What's Missing from Busan This Year? Hollywood
BUSAN, South Korea -- Notice anything different about the Busan International Film Festival this year? Actually, there are many changes.
There's a new festival director, Lee Yong-kwan; there's a new venue, the Busan Cinema Center; and the Asian Film Market has moved to the Busan Exhibition and Convention Centre.
But amid all the changes, something's missing: Hollywood.
BIFF opened with a Korean film and will close with a Japanese one. This year's gala presentations include films from Korea, China, Hong Kong, Japan, France and the United Kingdom. Director Luc Besson and his The Lady leading lady Michelle Yeoh certainly have Southern California cred, but his Aung San Suu Kyi biopic is hardly Hollywood fare.
Of BIFF's three juries, not one has a single American member.
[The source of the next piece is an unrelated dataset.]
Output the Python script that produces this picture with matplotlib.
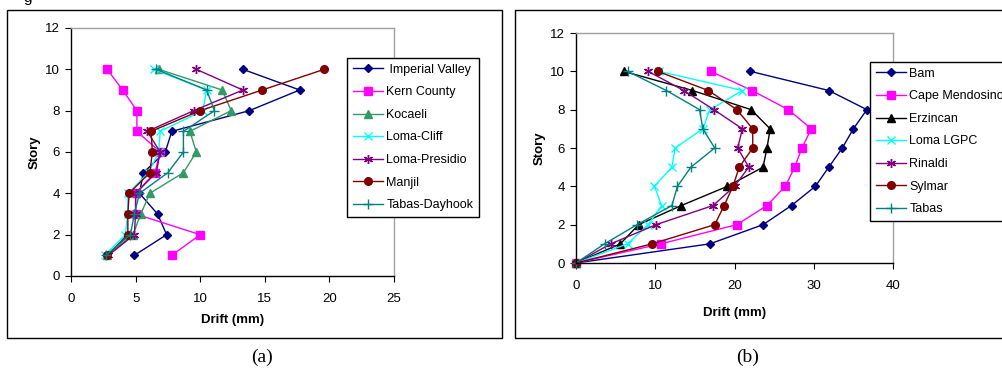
import matplotlib
matplotlib.use('Agg')
import matplotlib.pyplot as plt
from matplotlib.patches import Rectangle

plt.rcParams.update({
    'font.family': ['Liberation Sans', 'DejaVu Sans'],
    'font.size': 9,
    'axes.linewidth': 1.0,
    'xtick.direction': 'out',
    'ytick.direction': 'out',
})

# ---- data (a) ----
stories_a = [10, 9, 8, 7, 6, 5, 4, 3, 2, 1]
names_a = ['Imperial Valley', 'Kern County', 'Kocaeli', 'Loma-Cliff',
           'Loma-Presidio', 'Manjil', 'Tabas-Dayhook']
imperial = [13.3, 17.7, 13.8, 7.8, 7.3, 5.6, 5.3, 6.7, 7.4, 4.9]
kern = [2.8, 4.0, 5.1, 5.1, 6.9, 6.5, 5.0, 5.0, 10.0, 7.8]
kocaeli = [6.8, 11.7, 12.4, 9.2, 9.7, 8.7, 6.1, 5.4, 4.8, 2.8]
loma_cliff = [6.4, 10.5, 10.2, 6.9, 6.8, 6.0, 4.4, 4.4, 4.2, 2.6]
loma_presidio = [9.7, 13.3, 9.5, 5.9, 6.9, 6.6, 5.0, 5.0, 4.9, 2.9]
manjil = [19.6, 14.8, 10.0, 6.2, 6.3, 6.1, 4.5, 4.4, 4.4, 2.8]
tabas_dayhook = [6.6, 10.5, 11.1, 8.7, 8.7, 7.5, 5.3, 4.9, 4.6, 2.7]
series_a = [imperial, kern, kocaeli, loma_cliff, loma_presidio, manjil, tabas_dayhook]

# ---- data (b) ----
stories_b = [10, 9, 8, 7, 6, 5, 4, 3, 2, 1, 0]
names_b = ['Bam', 'Cape Mendosino', 'Erzincan', 'Loma LGPC', 'Rinaldi',
           'Sylmar', 'Tabas']
bam = [22.0, 31.9, 36.7, 35.0, 33.6, 31.9, 30.2, 27.2, 23.6, 16.9, 0]
cape = [17.0, 22.2, 26.8, 29.7, 28.5, 27.6, 26.4, 24.1, 20.3, 10.7, 0]
erzincan = [6.0, 14.7, 22.1, 24.5, 24.1, 23.6, 19.1, 13.3, 7.9, 5.6, 0]
loma_lgpc = [10.5, 21.0, 16.9, 16.0, 12.5, 12.1, 9.9, 10.8, 9.1, 6.5, 0]
rinaldi = [9.1, 13.6, 17.4, 21.0, 20.4, 21.8, 20.0, 17.3, 10.1, 4.4, 0]
sylmar = [10.3, 16.7, 20.3, 22.3, 22.3, 20.6, 19.8, 18.7, 17.5, 9.6, 0]
tabas = [6.5, 11.4, 15.6, 16.0, 17.5, 14.5, 12.8, 12.1, 7.7, 3.6, 0]
series_b = [bam, cape, erzincan, loma_lgpc, rinaldi, sylmar, tabas]

ASTER = (6, 2, 0)
styles_a = [('#000080', 'D', 4.5), ('#FF00FF', 's', 5.5), ('#339966', '^', 6),
            ('#00FFFF', 'x', 5.5), ('#800080', ASTER, 6.5), ('#800000', 'o', 5.5),
            ('#008080', '+', 6.5)]
styles_b = [('#000080', 'D', 4.5), ('#FF00FF', 's', 5.5), ('#000000', '^', 6),
            ('#00FFFF', 'x', 5.5), ('#800080', ASTER, 6.5), ('#800000', 'o', 5.5),
            ('#008080', '+', 6.5)]

W, H = 1003, 376
fig = plt.figure(figsize=(W / 100, H / 100), dpi=100)


def fx(px):
    return px / W


def fy(py):
    return 1 - py / H


# panel frames
fig.patches.append(Rectangle((fx(7), fy(338)), fx(495), 328 / H, transform=fig.transFigure,
                             fill=False, edgecolor='black', lw=1.0))
fig.patches.append(Rectangle((fx(515), fy(338)), fx(495), 328 / H, transform=fig.transFigure,
                             fill=False, edgecolor='black', lw=1.0))

ax1 = fig.add_axes([fx(71), fy(276), fx(394 - 71), (276 - 28) / H])
ax2 = fig.add_axes([fx(576), fy(263), fx(893 - 576), (263 - 33) / H])


def style_axes(ax, xmax, xstep, ylpad, xlpad):
    ax.set_xlim(0, xmax)
    ax.set_ylim(0, 12)
    ax.set_xticks(range(0, xmax + 1, xstep))
    ax.set_yticks(range(0, 13, 2))
    for s in ['top', 'right']:
        ax.spines[s].set_color('#a0a0a0')
    ax.tick_params(axis='both', length=4, width=0.8, labelsize=9.5, pad=4)
    ax.tick_params(axis='x', pad=8)
    ax.set_xlabel('Drift (mm)', fontweight='bold', fontsize=9.5, labelpad=xlpad)
    ax.set_ylabel('Story', fontweight='bold', fontsize=9.5, labelpad=ylpad)


for vals, name, (c, m, ms) in zip(series_a, names_a, styles_a):
    ax1.plot(vals, stories_a, color=c, marker=m, ms=ms, lw=1.0, mew=1.0,
             label=(' ' + name) if name == 'Imperial Valley' else name, clip_on=False)
for vals, name, (c, m, ms) in zip(series_b, names_b, styles_b):
    ax2.plot(vals, stories_b, color=c, marker=m, ms=ms, lw=1.0, mew=1.0,
             label=name, clip_on=False)

style_axes(ax1, 25, 5, 3, 7)
style_axes(ax2, 40, 10, 3, 11)

leg_kw = dict(fontsize=9, frameon=True, fancybox=False, framealpha=1,
              edgecolor='black', loc='upper left', handlelength=2.4,
              handletextpad=0.3, labelspacing=0.85, borderpad=0.45,
              borderaxespad=0)
l1 = ax1.legend(bbox_to_anchor=(fx(347), fy(58)), bbox_transform=fig.transFigure, **leg_kw)
l2 = ax2.legend(bbox_to_anchor=(fx(870), fy(62)), bbox_transform=fig.transFigure, **leg_kw)
for lg in (l1, l2):
    lg.get_frame().set_linewidth(1.0)

fig.text(fx(262), fy(357), '(a)', family='Liberation Serif', fontsize=14,
         ha='center', va='center')
fig.text(fx(748), fy(357), '(b)', family='Liberation Serif', fontsize=14,
         ha='center', va='center')
fig.text(fx(28), fy(-2), 'g', fontsize=11, ha='center', va='center')

fig.savefig('out.png', dpi=100)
A handful of American buyers and exhibitors are attending the Asian film Market.
Now, let's keep this in perspective. Busan is an international event, but it is Asia's, not North America's, largest film festival. That Korean films would be most prominent at an event held in Korea, followed by films from throughout Asia, is not a surprise.
That said, the U.S. remains the world’s largest film market, and Korean filmmakers have had some success selling remake rights to American producers. Korean actors have also made some headway appearing in Hollywood productions, including singer-actor-soldier Rain and Lee Byung-hun, more so than, say, their counterparts from China and Japan.
This is disappointing from an event that has previously welcomed the likes of Oliver Stone, Bryan Singer, Willem Dafoe and Josh Hartnett. While a film festival can certainly be international without a predominance of American titles and filmmakers, their absence this year is conspicuous.
2011 marks the beginning of a new era at BIFF. However, if first impressions are lasting ones, then current indications are that going forward, Busan will be a Korean festival first, an Asian festival second and an international one last.